Geico is going to release TuxTape as open source, and is encouraging others to adopt and use it. There are various other solutions out there offering similar functionality, so you’re not spoiled for choice, and I’m sure there’s advantages and disadvantages to each. I would still prefer if functionality like this is a standard feature of the kernel, not something tied to a specific vendor or implementation.
What’s the point? Why would an insurance company create its own kernel live patching solution?
In fact, what Linux distribution are they using? Are they not using RHEL, SLES or Ubuntu, like 99% of the large companies in the world.
Because they don’t want to pay for those vendors’ implementations, or need features those vendors don’t provide.
When you are large enough it can often be cheaper to maintain your own in house implementation rather than use an external vendor, especially where all of the source code is open so you only have to maintain customizations rather than the whole stack.

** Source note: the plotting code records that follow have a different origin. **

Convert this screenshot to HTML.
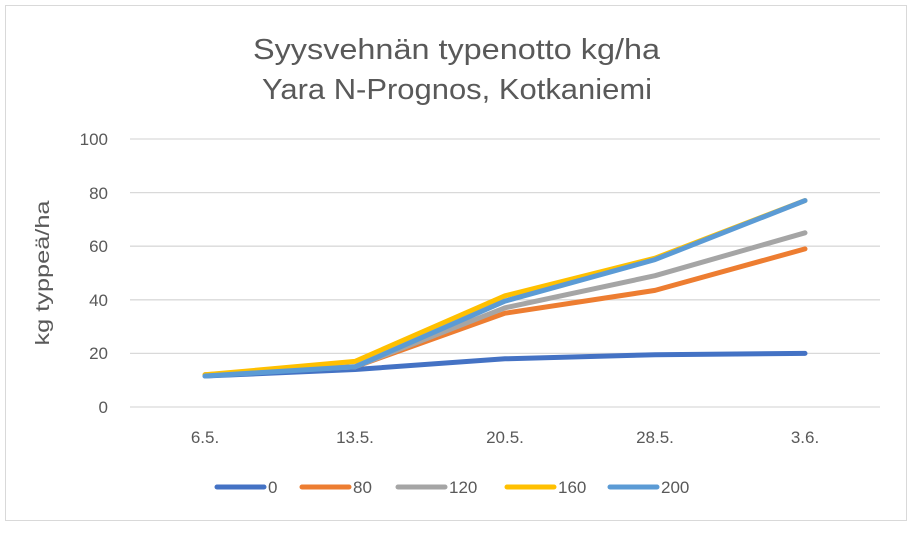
<!DOCTYPE html>
<html><head><meta charset="utf-8"><style>
body{margin:0;background:#fff;}
text{font-family:"Liberation Sans",sans-serif;fill:#595959;}
</style></head><body>
<svg width="912" height="528" xmlns="http://www.w3.org/2000/svg">
<rect x="5.5" y="5.5" width="901" height="515" fill="#fff" stroke="#d9d9d9"/>
<text x="253" y="59" font-size="29" textLength="407" lengthAdjust="spacingAndGlyphs">Syysvehnän typenotto kg/ha</text>
<text x="262" y="99" font-size="29" textLength="390" lengthAdjust="spacingAndGlyphs">Yara N-Prognos, Kotkaniemi</text>
<g stroke="#d9d9d9" stroke-width="1.3">
<line x1="130" x2="880" y1="139" y2="139"/><line x1="130" x2="880" y1="192.6" y2="192.6"/>
<line x1="130" x2="880" y1="246.2" y2="246.2"/><line x1="130" x2="880" y1="299.8" y2="299.8"/>
<line x1="130" x2="880" y1="353.4" y2="353.4"/><line x1="130" x2="880" y1="407" y2="407"/>
</g>
<g font-size="17" text-anchor="end">
<text x="108" y="145">100</text><text x="108" y="199">80</text><text x="108" y="252">60</text>
<text x="108" y="306">40</text><text x="108" y="359">20</text><text x="108" y="413">0</text>
</g>
<text transform="translate(49,273) rotate(-90)" font-size="19" text-anchor="middle" textLength="145" lengthAdjust="spacingAndGlyphs">kg typpeä/ha</text>
<g font-size="17" text-anchor="middle">
<text x="205" y="443">6.5.</text><text x="355" y="443">13.5.</text><text x="505" y="443">20.5.</text>
<text x="655" y="443">28.5.</text><text x="805" y="443">3.6.</text>
</g>
<g fill="none" stroke-width="5" stroke-linejoin="round" stroke-linecap="round">
<polyline stroke="#4472c4" points="205,376 355,369.5 505,358.8 655,354.7 805,353.4"/>
<polyline stroke="#ed7d31" points="205,374.8 355,366.8 505,313.2 655,290.4 805,248.9"/>
<polyline stroke="#a5a5a5" points="205,374.8 355,366.8 505,307.8 655,275.7 805,232.8"/>
<polyline stroke="#ffc000" points="205,374.8 355,361.4 505,295.8 655,258.2 805,200.6"/>
<polyline stroke="#5b9bd5" points="205,376 355,366.8 505,301.1 655,259.6 805,200.6"/>
</g>
<g stroke-width="5" stroke-linecap="round">
<line x1="217" x2="264" y1="487" y2="487" stroke="#4472c4"/>
<line x1="302" x2="349" y1="487" y2="487" stroke="#ed7d31"/>
<line x1="398" x2="445" y1="487" y2="487" stroke="#a5a5a5"/>
<line x1="507" x2="554" y1="487" y2="487" stroke="#ffc000"/>
<line x1="610" x2="657" y1="487" y2="487" stroke="#5b9bd5"/>
</g>
<g font-size="17">
<text x="268" y="493">0</text><text x="353" y="493">80</text><text x="449" y="493">120</text>
<text x="558" y="493">160</text><text x="661" y="493">200</text>
</g>
</svg>
</body></html>
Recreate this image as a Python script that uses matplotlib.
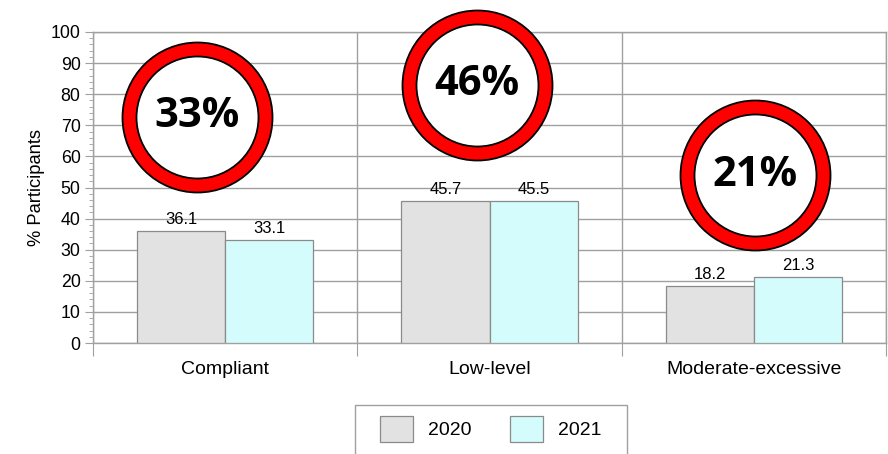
import matplotlib
matplotlib.use("Agg")
import matplotlib.pyplot as plt
from matplotlib.ticker import MultipleLocator
from matplotlib.patches import Rectangle
import numpy as np

categories = ["Compliant", "Low-level", "Moderate-excessive"]
years = ["2020", "2021"]
values_2020 = [36.1, 45.7, 18.2]
values_2021 = [33.1, 45.5, 21.3]
ring_labels = ["33%", "46%", "21%"]
# ring centres (category position, % value)
ring_x = [-0.108, 0.953, 2.006]
ring_y = [72.7, 83.0, 54.0]

plt.rcParams["font.family"] = ["Liberation Sans", "DejaVu Sans"]

W, H = 888, 454
fig = plt.figure(figsize=(W / 100, H / 100), dpi=100)
ax = fig.add_axes([93 / W, 111 / H, 793 / W, 311 / H])

x = np.arange(len(categories))
w = 0.333
c2020 = "#e2e2e2"
c2021 = "#d4fcfd"
edge = "#8a8a8a"

ax.bar(x - w / 2, values_2020, width=w, color=c2020, edgecolor=edge, linewidth=0.9,
       label=years[0], zorder=3)
ax.bar(x + w / 2, values_2021, width=w, color=c2021, edgecolor=edge, linewidth=0.9,
       label=years[1], zorder=3)

for xs, vals in ((x - w / 2, values_2020), (x + w / 2, values_2021)):
    for xi, v in zip(xs, vals):
        ax.text(xi, v + 1.3, f"{v:.1f}", ha="center", va="bottom", fontsize=12,
                zorder=4)

# red rings with the headline percentages
outer_d = 150 * 72 / 100
inner_d = 122 * 72 / 100
ax.scatter(ring_x, ring_y, s=outer_d ** 2, color="#ff0000", edgecolors="black",
           linewidths=1.3, zorder=5, clip_on=False)
ax.scatter(ring_x, ring_y, s=inner_d ** 2, color="white", edgecolors="black",
           linewidths=1.3, zorder=6, clip_on=False)
for rx, ry, lab in zip(ring_x, ring_y, ring_labels):
    ax.text(rx, ry, lab, ha="center", va="center", fontsize=30, fontweight="bold",
            family=["Open Sans", "DejaVu Sans"], zorder=7, clip_on=False)

ax.set_xlim(-0.5, 2.5)
ax.set_ylim(0, 100)
ax.set_yticks(range(0, 101, 10))
ax.yaxis.set_minor_locator(MultipleLocator(2))
ax.set_xticks([-0.5, 0.5, 1.5, 2.5])
ax.set_xticklabels([])
for xi, cat in zip(x, categories):
    ax.text(xi, -5.8, cat, ha="center", va="top", fontsize=14)

grid_c = "#a0a0a0"
ax.grid(axis="y", color=grid_c, linewidth=1.0, zorder=0)
ax.grid(axis="x", color=grid_c, linewidth=1.0, zorder=0)
for s in ax.spines.values():
    s.set_color(grid_c)
    s.set_linewidth(1.0)
ax.tick_params(axis="y", which="major", length=6, color=grid_c, labelsize=12.8, pad=3)
ax.tick_params(axis="y", which="minor", length=3, color=grid_c)
ax.tick_params(axis="x", which="major", length=9, color=grid_c)
ax.set_ylabel("% Participants", fontsize=13.2, labelpad=4)

# legend frame runs past the bottom edge of the figure
fig.patches.append(Rectangle((355 / W, -0.05), 272 / W, (H - 405) / H + 0.05,
                             transform=fig.transFigure, facecolor="white",
                             edgecolor=grid_c, linewidth=1.0, zorder=0))
leg = fig.legend(loc="upper left", bbox_to_anchor=(380 / W, 1 - 416 / H), ncol=2,
                 fontsize=14, frameon=False,
                 handlelength=1.7, handleheight=1.65, handletextpad=0.77,
                 columnspacing=1.96, borderpad=0, borderaxespad=0)

fig.savefig("out.png", dpi=100)
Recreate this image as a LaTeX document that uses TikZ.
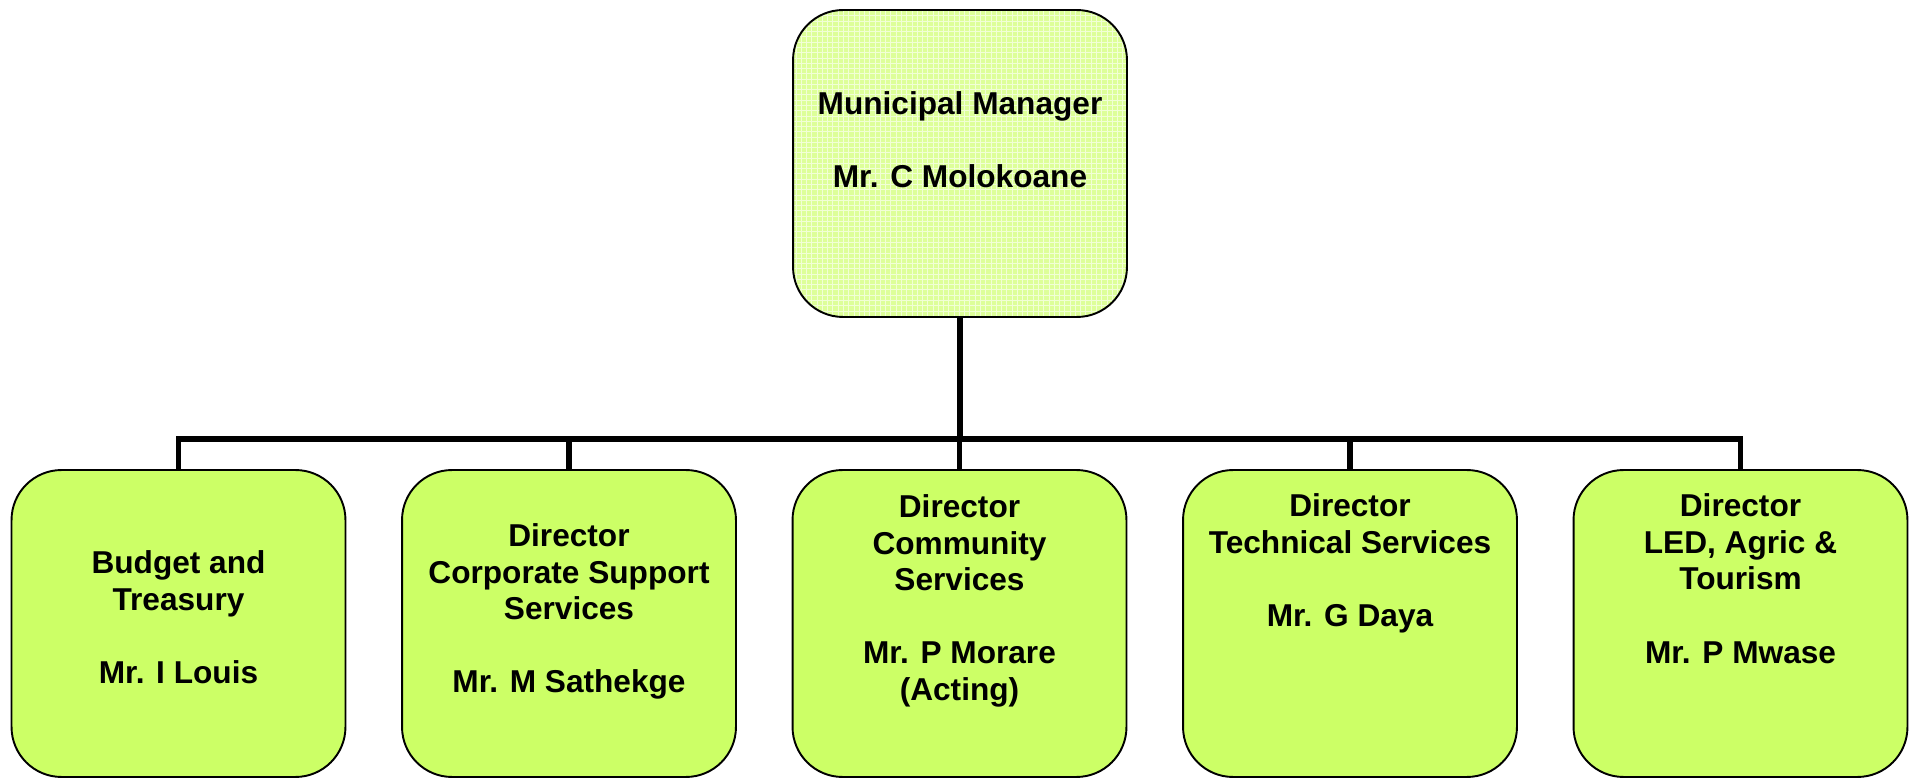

Big players like Google, AWS, even MS do this already.
Live kernel patching involves some hacks that make it less appealing for standardization. The live patching kernels can’t be arbitrarily changed and it doesn’t result in the same kernel at the end, it’s more like a custom version of the original kernel still running. Patches have to be carefully crafted and tested. Structures can only be expanded if they had enough empty space appended to them originally. Kernel threads need more interlocks to enforce an orderly live migration. 3rd parties usually only support a subset of kernel versions, however mainline kernel devs put out a lot more kernels and the work to support livepatching between them could represent a higher workload without a correspondingly higher revenue stream for the linux kernel. Even if it were available most users would be better off with a standard kernel.
I propose a different solution: rather than a mainline live patching solution, howabout a feature to standardize live process migration? As an admin it’s something I’ve wanted to be able to do with userspace processes. And as a bonus (assuming the ABI for process migration is stable) it would effectively let you upgrade the kernel by migrating all the processes to a new server running a new kernel. If you’re running a physical server, you could perform the migration twice: once to a temporary server while the physical server gets updated, and then back to the permanent server. If it’s a virtual server you can just skip the temporary server and de-provision the original server. after migration. This feature would have benefits over live patching a kernel. Consider the server would be available for all kinds of maintenance, including hardware/fixes/cleaning/upgrades and even physical relocation without any software downtime.
Qemu has similar functionality but it would be nice to have support for this at the kernel level. This works best when you have virtualized storage and networking – things that linux can do, but it would be nice to have a standardized processes/commands to put all of this together at a high level. For example, if you have a SAN for network storage, this migration is quite trivial. If you don’t have network storage, then you have to migrate the storage as well, which is still doable but becomes cumbersome for large local disks.